‘Bully’ Director Slams MPAA For 'Great Hypocrisy'
Lee Hirsch questions why his film about school bullying got an R-rating when he believes studio pictures that glorify violence constantly receive PG-ratings.
TORONTO -- Bully director Lee Hirsch slammed the MPAA on Monday night for slapping an R rating on his film while it constantly gives PG ratings to studio pictures filled with gratuitous violence.
“I’m no expert on the MPAA, and there’s lots of big issues, but one thing I realized is there’s a great hypocrisy in allowing films that glorify -- and even sexify -- violence to get PG and PG-13 ratings time and time and time again,” Hirsch told a Toronto audience after the Canadian premiere of his film. "And for them to then bring down the hammer on a film like this, on behalf of family values, seems to me totally out of whack."
Hirsch insisted he never imagined Bully would receive an R rating when he was shooting it two years ago.
“Even beyond our premiere, I still hadn’t thought about the rating,” he said. "Then it came up that we might get an R (rating) because of language, and I thought, 'This is insane.' "
Then came an appeals process before the MPAA, where The Weinstein Co. co-chairman Harvey Weinstein appeared alongside Bully teen Alex Libby.

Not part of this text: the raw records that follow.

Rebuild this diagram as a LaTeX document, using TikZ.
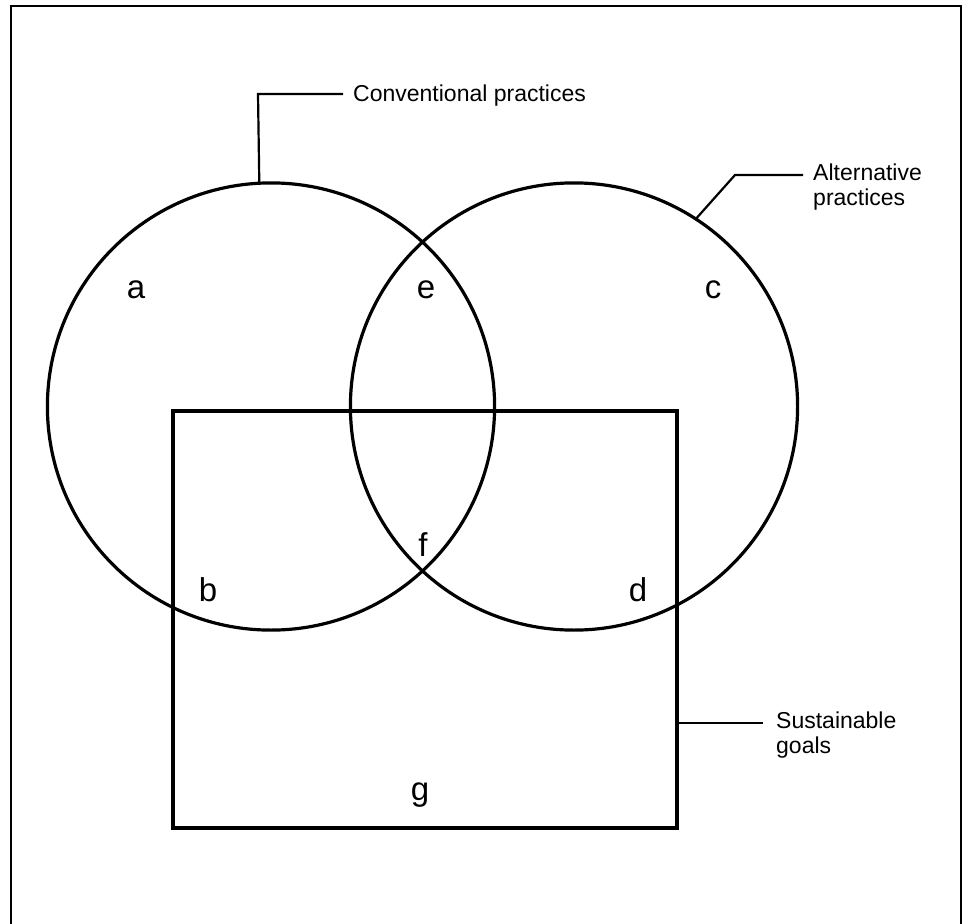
\documentclass[tikz,border=0pt]{standalone}
\usepackage{fontspec}
\setmainfont{Liberation Sans}
\begin{document}
\begin{tikzpicture}[x=1pt,y=-1pt,
  ring/.style={circle,draw,line width=3.2pt,inner sep=0pt,outer sep=0pt,minimum size=447.2pt},
  goalbox/.style={rectangle,draw,line width=3.2pt,inner sep=0pt,outer sep=0pt,minimum width=504pt,minimum height=417pt},
  lead/.style={line width=2.2pt},
  region/.style={font=\fontsize{33}{33}\selectfont,inner sep=0pt},
  callout/.style={font=\fontsize{23}{25}\selectfont,align=left,anchor=west,inner sep=0pt}]
\useasboundingbox (0,0) rectangle (963,923);
\draw[line width=2.2pt] (11,925) -- (11,6) -- (961,6) -- (961,925);
\node[goalbox] (G) at (425,619.5) {};
\node[ring] (L) at (271,406.5) {};
\node[ring] (R) at (574,406.5) {};
% callouts
\coordinate (c1) at (258,94);
\coordinate (c2) at (343,94);
\node[callout] (CT) at (353,96) {Conventional practices};
\draw[lead] (L.93.3) -- (c1) -- (c2);
\coordinate (a1) at (735,175);
\coordinate (a2) at (803,175);
\node[callout] (AT) at (813,187) {Alternative\\practices};
\draw[lead] (R.57.4) -- (a1) -- (a2);
\coordinate (s1) at (763,723);
\node[callout] (ST) at (776,735) {Sustainable\\goals};
\draw[lead] (G.east |- s1) -- (s1);
% region letters
\node[region] (ra) at (136,290) {a};
\node[region] (re) at (426,290) {e};
\node[region] (rc) at (713,290) {c};
\node[region] (rf) at (423,545) {f};
\node[region] (rb) at (208,590) {b};
\node[region] (rd) at (638,590) {d};
\node[region] (rg) at (420,795) {g};
\end{tikzpicture}
\end{document}
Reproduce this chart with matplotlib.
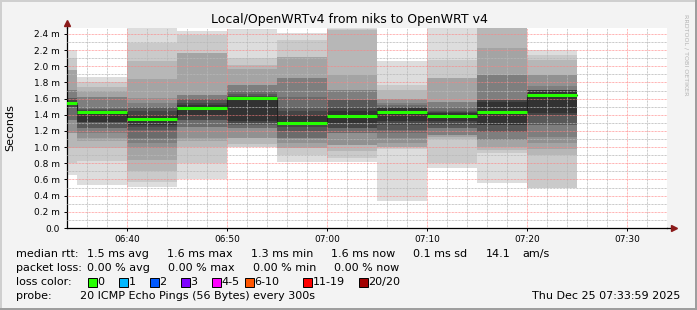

“Harvey said: ‘Lee, you’re going to sit this one out. I need Alex',” Hirsch recalled.
Weinstein failed to secure a PG-13 rating from the MPAA, but the director said Libby -- who as a 12 year-old endured the harrowing school bus scene in Bully whose harsh language led to the R-rating -- blossomed in his moment before the appeals tribunal in Los Angeles.
"He killed it,” an emotional Hirsch said of Libby. "We didn’t win. We lost by one vote. But he basically said in his statement what you’re effectively saying is I can’t see my own life."
Bully was released unrated Friday in Los Angeles and New York. By contrast, Alliance Films will release Bully in Canada on April 6 with a favorable PG rating.
“Look, I can tell you that in the midst of the battle, we’d get calls from our team in Canada saying, 'You’re not going to believe this, but B.C. just gave us a PG,' and we would just cheer because it gave us the strength to keep fighting,” the director said Monday night.
Bully earned $115,000 playing in five theaters in Los Angeles and New York, for a strong per-location average of $23,000 -- the best of the weekend.